Belli ki sadece toplumsal olarak değil, içimde de gayet bölücü olan ben bu fikrimde de yalnızım:))) Hah, çok umurumdaydı!!
Şimdi, içinde olduğumuz ve tıpkı kardeşimin söylediği gibi "çok ölü veren" bu yıla hitaben üç beş satır yazmak istiyorum. Zira zamanın ve takvimin bir ruhu olmalı...
Sevgili 2011, sana karşı büyük umutlar beslemediğim, sepetinde getirdiklerine karşı derin bir heyecan ve merak duymadığım için bağışla.
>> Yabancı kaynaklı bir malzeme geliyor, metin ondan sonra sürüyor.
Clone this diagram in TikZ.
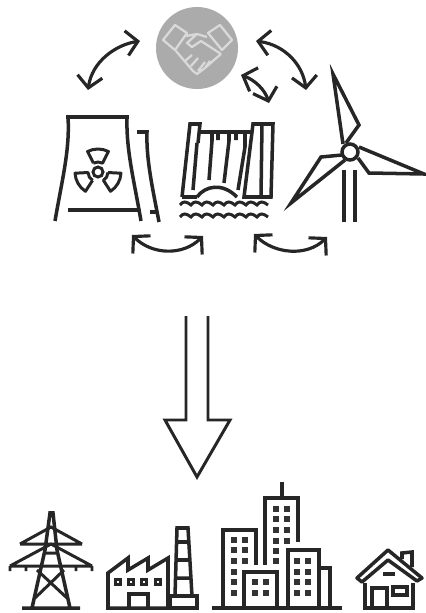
\documentclass[tikz,border=0pt]{standalone}
\usetikzlibrary{arrows.meta}
\tikzset{
  icon/.style={line width=2pt,draw=black!85,line join=miter},
  swap/.style={line width=1.8pt,draw=black!85,{Straight Barb[length=2.3mm,width=5mm,line width=1.8pt]}-{Straight Barb[length=2.3mm,width=5mm,line width=1.8pt]}},
  pane/.style={fill=black!80,draw=none},
}
\begin{document}
\begin{tikzpicture}[x=0.02cm,y=-0.02cm]
\useasboundingbox (0,0) rectangle (426,613);
% handshake
\fill[black!33] (197,48) circle (41);
\draw[white!85!black,line width=1.3pt,line join=round] (163,40)--(175,25)--(187,33)--(175,50)--cycle (208,33)--(220,25)--(232,40)--(222,50)--cycle
  (186,36)--(197,34)--(207,37) (197,34)--(187,43)--(192,47)--(201,41)--(221,54)
  (176,51)--(193,71)--(197,74)--(205,68)--(214,60)--(221,54) (185,61)--(192,55) (191,66)--(198,58) (198,71)--(205,62) (205,68)--(210,61);
\draw[swap] (88,90) .. controls (92,62) and (115,45) .. (140,41);
\draw[swap] (256,41) .. controls (285,45) and (303,65) .. (306,90);
\draw[swap] (241,75) .. controls (255,80) and (265,90) .. (269,103);
\draw[swap] (132,235) .. controls (152,255) and (183,256) .. (203,236);
\draw[swap] (254,234) .. controls (274,254) and (307,257) .. (327,237);
% cooling towers
\draw[icon] (66,117)--(129,117);
\draw[icon] (68,117) .. controls (70,150) and (62,180) .. (55,221);
\draw[icon] (127,117) .. controls (126,150) and (134,180) .. (141,221);
\draw[icon] (68,210)--(140,210);
\draw[icon] (137,132)--(147,132) .. controls (146,160) and (153,190) .. (159,222);
\draw[icon] (150,212)--(158,212);
\draw[icon,line width=1.7pt] (98,172) circle (5);
\foreach \a in {30,150,270}
  \draw[icon,line width=1.7pt,line join=round] (\a-27:10) ++(98,172) -- ++(\a-27:13) arc[start angle=\a-27,end angle=\a+27,radius=23] -- ++(\a+27:-13) arc[start angle=\a+27,end angle=\a-27,radius=10];
% dam
\draw[icon] (182,197)--(190,124)--(200,124)--(198,143) (182,197)--(197,197);
\draw[icon] (200,132)--(253,132);
\draw[icon] (253,124)--(273,124)--(271,197)--(244,197)--cycle (262,124)--(261,197);
\draw[icon] (197,143)--(193,190) (212,133)--(212,141)--(209,180) (229,133)--(229,141)--(224,183) (245,133)--(245,147)--(238,190) (218,140)--(218,133) (236,140)--(236,133);
\draw[icon] (197,197) .. controls (205,186) and (222,182) .. (237,197);
\foreach \y in {205,217}
  \draw[icon,line width=1.7pt] (180,\y) \foreach \i in {0,1,2,3,4,5,6,7} { .. controls (183+\i*11,\y-4) and (186+\i*11,\y-4) .. (191+\i*11,\y) };
% turbine
\draw[icon] (350,152) circle (8);
\draw[icon] (346,143)--(359,125)--(333,74)--(343,144);
\draw[icon] (359,147)--(424,174)--(369,173)--(358,158);
\draw[icon] (342,155)--(321,157)--(291,203)--(345,160);
\draw[icon] (344,170)--(344,222) (355,170)--(355,222);
% big arrow
\draw[line width=1.7pt,draw=black!85] (186,316)--(186,420)--(165,420)--(197,477)--(230,420)--(208,420)--(208,316);
% pylon
\draw[icon] (22,608)--(80,608) (32,608)--(45,550)--(50,513)--(53,513)--(57,550)--(70,608);
\draw[icon,line width=1.7pt] (20,544)--(51,527)--(82,544) (20,544)--(82,544) (10,566)--(51,544)--(92,566) (10,566)--(92,566) (10,566)--(10,571) (92,566)--(92,571) (26,566)--(26,571) (76,566)--(76,571) (37,570)--(67,598) (64,570)--(35,598) (46,553)--(56,553);
% factory
\draw[icon] (108,608)--(108,573)--(128,558)--(128,570)--(148,558)--(148,570)--(168,558)--(168,608)--cycle;
\draw[icon] (129,608)--(129,594)--(148,594)--(148,608);
\foreach \x in {118,131,144,158}
  \draw[icon,line width=1.6pt] (\x-2.5,579.5) rectangle (\x+2.5,584.5);
\draw[icon] (175,596)--(177,528)--(188,528)--(192,596) (176,542)--(189,542) (176,560)--(190,560) (175,578)--(191,578);
\draw[icon] (170,596) rectangle (197,608);
% city
\draw[icon] (212,608)--(342,608);
\draw[icon] (223,608)--(223,530)--(256,530)--(256,565);
\draw[icon] (265,565)--(265,498)--(298,498)--(298,542) (282,482)--(282,498);
\draw[icon] (244,608)--(244,572)--(277,572)--(277,608);
\draw[icon] (288,608)--(288,550)--(319,550)--(319,608) (319,568)--(330,568)--(330,608);
\foreach \x/\y in {234/540,245/540,234/550,245/550,234/561,245/561,234/572,234/582,234/593,
  276/509,287/509,276/519,287/519,276/530,287/530,276/541,287/541,276/551,276/561,
  255/582,266/582,255/593,266/593,
  297/561,308/561,297/572,308/572,297/582,308/582,297/593,308/593}
  \fill[pane] (\x-2.6,\y-2.6) rectangle (\x+2.6,\y+2.6);
% house
\draw[icon,line join=round] (357,578)--(388,550)--(422,578)--(417,581)--(388,560)--(362,582)--cycle;
\draw[icon] (402,559)--(402,553)--(412,552)--(412,567);
\draw[icon] (365,583)--(365,608)--(413,608)--(413,583);
\draw[icon] (372,608)--(372,588)--(387,588)--(387,608);
\draw[icon] (393,587) rectangle (407,595);
\draw[icon] (383,574)--(395,574);
\end{tikzpicture}
\end{document}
Bu durum ikimizin de suçu değil; son yıllarda payıma düşenlerden o kadar sıkıldım, o kadar sıkıldım ki sanırım iyi ihtimallere gözlerimi kör, kulaklarımı sağır ettim. İyisi mi, gel biz bu karşılıklı tavrımızı sürdürmeyelim. Zira ben sana ne kızgın, ne de kırgın değilim. Tamam diyorum hatta, eğer, canın iyi bir şey yaşatmak istemiyor ise sen bilirsin, zaten pek talep edebilen biri değilim. Ama gerçekten alacağını aldın bence. Ölüm ve hastalık konusunda o kadar hızlıydın ki, o mezardan diğerine koşarken ayakkabılarımızdaki çamuru temizleyecek kadar dahi zaman bırakmadın!
Nefret çok güçlü bir duygu, senden nefret etmem, etmeyeceğim. Ama böyle devam edersen, ne yazık ki sevemeyeceğim de...
Mutluluk veremedin, ne yapalım kalmamış sepetinde. Aşk da yok sana bu yıl diyorsun. Ona da eyvallah. E bari huzur versen? Sabahları hafif, korkusuz kalksam yataktan. Sağlığım için, bir sonraki ayın ödemeleri için endişelenmesem? Bu kadarını yapamaz mısın? Hişşt, kime diyorum?
Sen bilirsin, o zaman nakaratıma katlanacaksın: "zaman zaman matitas, bu yılın g..ü tas!"